--- Short exercise ---
Write each line of the material exactly as given, from the top through the line that contains "0.00032, 0.00046, 0.00028]", and omit all pictures.

--- Material provided ---
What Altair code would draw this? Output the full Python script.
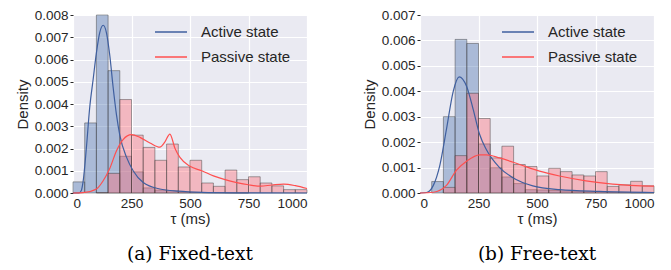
import altair as alt
import pandas as pd

# ---- data ----
bin_starts = [0, 50, 100, 150, 200, 250, 300, 350, 400, 450,
              500, 550, 600, 650, 700, 750, 800, 850, 900, 950]
bin_width = 50

fixed_active = [0.0005, 0.00315, 0.0080, 0.0055, 0.00165, 0.00095, 0.00023, 0.00013, 0.0001, 0.00005,
                0.00003, 0.00002, 0.00002, 0.00001, 0.00001, 0.0, 0.0, 0.0, 0.0, 0.0]
fixed_passive = [0.0, 0.0, 0.00002, 0.00088, 0.0042, 0.0026, 0.00205, 0.00147, 0.0022, 0.00117,
                 0.00147, 0.00045, 0.0003, 0.00103, 0.0006, 0.00073, 0.00045, 0.00032, 0.00015, 0.00015]
free_active = [0.0, 0.00045, 0.0030, 0.00604, 0.00588, 0.00193, 0.00099, 0.00063, 0.00037, 0.00013,
               0.00012, 0.0001, 0.00008, 0.00007, 0.00005, 0.00005, 0.00002, 0.00002, 0.00001, 0.00001]
free_passive = [0.0, 0.0, 0.00022, 0.00147, 0.00392, 0.00293, 0.00138, 0.00184, 0.00112, 0.00104,
                0.00067, 0.00097, 0.00084, 0.00071, 0.00067, 0.00084, 0.00026, 0.00032, 0.00046, 0.00028]

fixed_active_kde_x = [0, 25, 35, 43, 57, 71, 86, 100, 114, 129, 143, 157, 171, 186, 200, 229, 257, 300, 371, 450, 550, 700, 1000]
fixed_active_kde_y = [0, 0, 0.0001, 0.0005, 0.002, 0.0038, 0.0051, 0.0063, 0.0072, 0.00754, 0.0072, 0.0062,
                      0.0048, 0.0035, 0.0026, 0.0016, 0.001, 0.00047, 0.00018, 0.00008, 0.00003, 0.00001, 0]
fixed_passive_kde_x = [0, 50, 100, 129, 157, 186, 214, 250, 286, 329, 371, 393, 414, 436, 457, 500,
                       550, 600, 650, 700, 750, 800, 850, 900, 950, 1000]
fixed_passive_kde_y = [0, 0.00003, 0.00018, 0.00055, 0.0011, 0.0019, 0.0024, 0.00262, 0.0025, 0.00225,
                       0.00206, 0.0023, 0.00265, 0.002, 0.0016, 0.0012, 0.001, 0.00077, 0.0006, 0.00047,
                       0.00037, 0.00031, 0.00036, 0.0004, 0.00033, 0.0002]
free_active_kde_x = [0, 28, 57, 85, 113, 142, 167, 199, 227, 255, 284, 340, 397, 482, 596, 766, 1000]
free_active_kde_y = [0, 0.00002, 0.0003, 0.0011, 0.0025, 0.004, 0.00457, 0.0042, 0.0033, 0.0023, 0.0017,
                     0.001, 0.0006, 0.00028, 0.00013, 0.00006, 0.00002]
free_passive_kde_x = [0, 57, 113, 156, 199, 255, 284, 340, 426, 511, 596, 709, 823, 1000]
free_passive_kde_y = [0, 0.00003, 0.0003, 0.0009, 0.00125, 0.0015, 0.0015, 0.00138, 0.00112, 0.00086,
                      0.00067, 0.00048, 0.00035, 0.00027]

states = ["Active state", "Passive state"]
bar_groups = ["active bars", "passive bars"]
x_ticks = [0, 250, 500, 750, 1000]
captions = ["(a) Fixed-text", "(b) Free-text"]

BAR_COLORS = ["#4C72B0", "#FF6B75"]
LINE_COLORS = ["#3F5F9F", "#FF4F4F"]
SANS = "Liberation Sans"
TXT = "#262626"


def panel(active, passive, akx, aky, pkx, pky, ymax, caption):
    rows = []
    for grp, vals in ((bar_groups[0], active), (bar_groups[1], passive)):
        for s, v in zip(bin_starts, vals):
            if v > 0:
                rows.append({"start": s, "end": s + bin_width, "value": v, "grp": grp})
    bars_df = pd.DataFrame(rows)
    bars_df["ord"] = range(len(bars_df))

    lines_df = pd.concat([
        pd.DataFrame({"t": akx, "d": aky, "state": states[0]}),
        pd.DataFrame({"t": pkx, "d": pky, "state": states[1]}),
    ])

    yticks = [round(i * 0.001, 3) for i in range(int(round(ymax / 0.001)) + 1)]
    xscale = alt.Scale(domain=[0, 1000], nice=False, zero=False)
    yscale = alt.Scale(domain=[0, ymax], nice=False)
    xaxis = alt.Axis(values=x_ticks, format="d", title="τ  (ms)", grid=True, ticks=False, domain=False,
                     labelPadding=3, titlePadding=2, labelOverlap=False)
    yaxis = alt.Axis(values=yticks, format=".3f", title="Density", grid=True, ticks=True,
                     tickSize=3, domain=False, labelPadding=2, titlePadding=4, labelOverlap=False)

    bars = alt.Chart(bars_df).mark_rect(
        fillOpacity=0.4, stroke="#3a3a3a", strokeOpacity=0.45, strokeWidth=1
    ).encode(
        x=alt.X("start:Q", scale=xscale, axis=xaxis),
        x2="end:Q",
        y=alt.Y("value:Q", scale=yscale, axis=yaxis),
        y2=alt.datum(0),
        fill=alt.Fill("grp:N", scale=alt.Scale(domain=bar_groups, range=BAR_COLORS), legend=None),
        order=alt.Order("ord:Q"),
    )

    lines = alt.Chart(lines_df).mark_line(strokeWidth=1.2, interpolate="monotone").encode(
        x=alt.X("t:Q", scale=xscale, axis=xaxis),
        y=alt.Y("d:Q", scale=yscale, axis=yaxis),
        color=alt.Color("state:N", scale=alt.Scale(domain=states, range=LINE_COLORS),
                        legend=alt.Legend(orient="none", legendX=81, legendY=0, title=None,
                                          symbolType="stroke", symbolSize=1024,
                                          symbolStrokeWidth=1.5, labelFontSize=15,
                                          labelFont=SANS, labelColor=TXT, labelOffset=13,
                                          rowPadding=-15, padding=0)),
    )

    return alt.layer(bars, lines).properties(
        width=234, height=178,
        title=alt.TitleParams(text=caption, orient="bottom", font="DejaVu Serif",
                              fontSize=18.5, fontWeight="normal", color="black", offset=18),
    )


left = panel(fixed_active, fixed_passive, fixed_active_kde_x, fixed_active_kde_y,
             fixed_passive_kde_x, fixed_passive_kde_y, 0.008, captions[0])
right = panel(free_active, free_passive, free_active_kde_x, free_active_kde_y,
              free_passive_kde_x, free_passive_kde_y, 0.007, captions[1])

chart = alt.hconcat(left, right, spacing=52).resolve_scale(
    x="independent", y="independent", color="independent", fill="independent"
).resolve_legend(color="independent").properties(
    padding={"left": 7, "top": 0, "right": 0, "bottom": 0}
).configure_view(
    fill="#EAEAF2", strokeWidth=0
).configure_axis(
    gridColor="white", gridWidth=1.2, labelFont=SANS, labelFontSize=13.5, labelColor=TXT,
    titleFont=SANS, titleFontSize=15, titleFontWeight="normal", titleColor=TXT, tickColor=TXT,
)

chart.save("out.html", embed_options={"renderer": "svg", "actions": False})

--- Task solution ---
What Altair code would draw this? Output the full Python script.
import altair as alt
import pandas as pd

# ---- data ----
bin_starts = [0, 50, 100, 150, 200, 250, 300, 350, 400, 450,
              500, 550, 600, 650, 700, 750, 800, 850, 900, 950]
bin_width = 50

fixed_active = [0.0005, 0.00315, 0.0080, 0.0055, 0.00165, 0.00095, 0.00023, 0.00013, 0.0001, 0.00005,
                0.00003, 0.00002, 0.00002, 0.00001, 0.00001, 0.0, 0.0, 0.0, 0.0, 0.0]
fixed_passive = [0.0, 0.0, 0.00002, 0.00088, 0.0042, 0.0026, 0.00205, 0.00147, 0.0022, 0.00117,
                 0.00147, 0.00045, 0.0003, 0.00103, 0.0006, 0.00073, 0.00045, 0.00032, 0.00015, 0.00015]
free_active = [0.0, 0.00045, 0.0030, 0.00604, 0.00588, 0.00193, 0.00099, 0.00063, 0.00037, 0.00013,
               0.00012, 0.0001, 0.00008, 0.00007, 0.00005, 0.00005, 0.00002, 0.00002, 0.00001, 0.00001]
free_passive = [0.0, 0.0, 0.00022, 0.00147, 0.00392, 0.00293, 0.00138, 0.00184, 0.00112, 0.00104,
                0.00067, 0.00097, 0.00084, 0.00071, 0.00067, 0.00084, 0.00026, 0.00032, 0.00046, 0.00028]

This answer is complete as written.